I'd like to say I shed a tear for Jason Todd, the troubled Boy Wonder who was killed by the fans with a telephone, I wish I had taken the time to mourn my new friend. All I could do is stand a hill that may have existed in that cemetery in Gotham City watch them bury him and his mother.

Then it was red line, burning white knuckles and heart pounding in my teeth while I shadowed the Batman as he crossed paths with Superman while closing in on the Joker. I was the book, every page was a new breath all the way to the Joker taking a couple of slugs to the chest, thanks a henchman's trigger happy greeting for the Batman's sudden arrival aboard the Joker's helicopter. The same helicopter spun madly in the sky, the Batman dove into the river while the Joker bled out on the helicopter, which dove into a pier and left a fire ball draped in a big blue KAR-THOOOOOMM.

On the back cover I found about the 900 phone number and the fact that this was four regular comic books that told the whole story and now I had them all in book. There were little pictures of the covers and issue three focused on Jason Todd, bloody and at the moment in his life when he inhaled a final breath before that explosion. It fascinated me and gave me the creeps.
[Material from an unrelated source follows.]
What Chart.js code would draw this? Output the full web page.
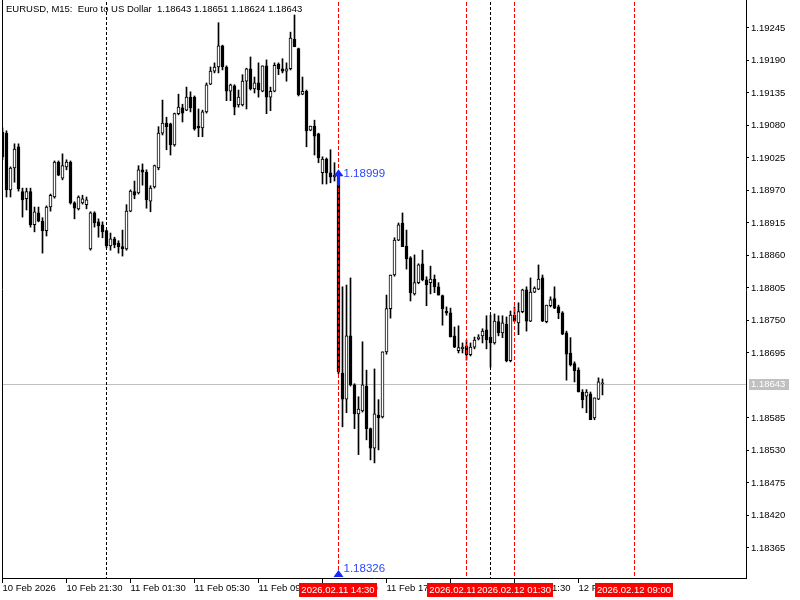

This was the single most brilliant story I had ever read and reread time again for the next Nineteen years. I would read it when I was supposed to sleeping, which I was doing the night I overheard my parent's decision to give our dog up for adoption. (He went to live on farm, a neighbor of a co-worker of my mom's.) I lost that copy a few years back, wrinkled and torn, a four coloured comfort blanket. I figured that some things you love just go back to that place in your history, that place when where you were both new and the first steps into the unknown ran wild in your chest. They stay in that place where they're just that elusive and you love them for it. I have newer printing now, it doesn't impose like my first did. It's smaller, a bit snappier, it's from it's own time and place.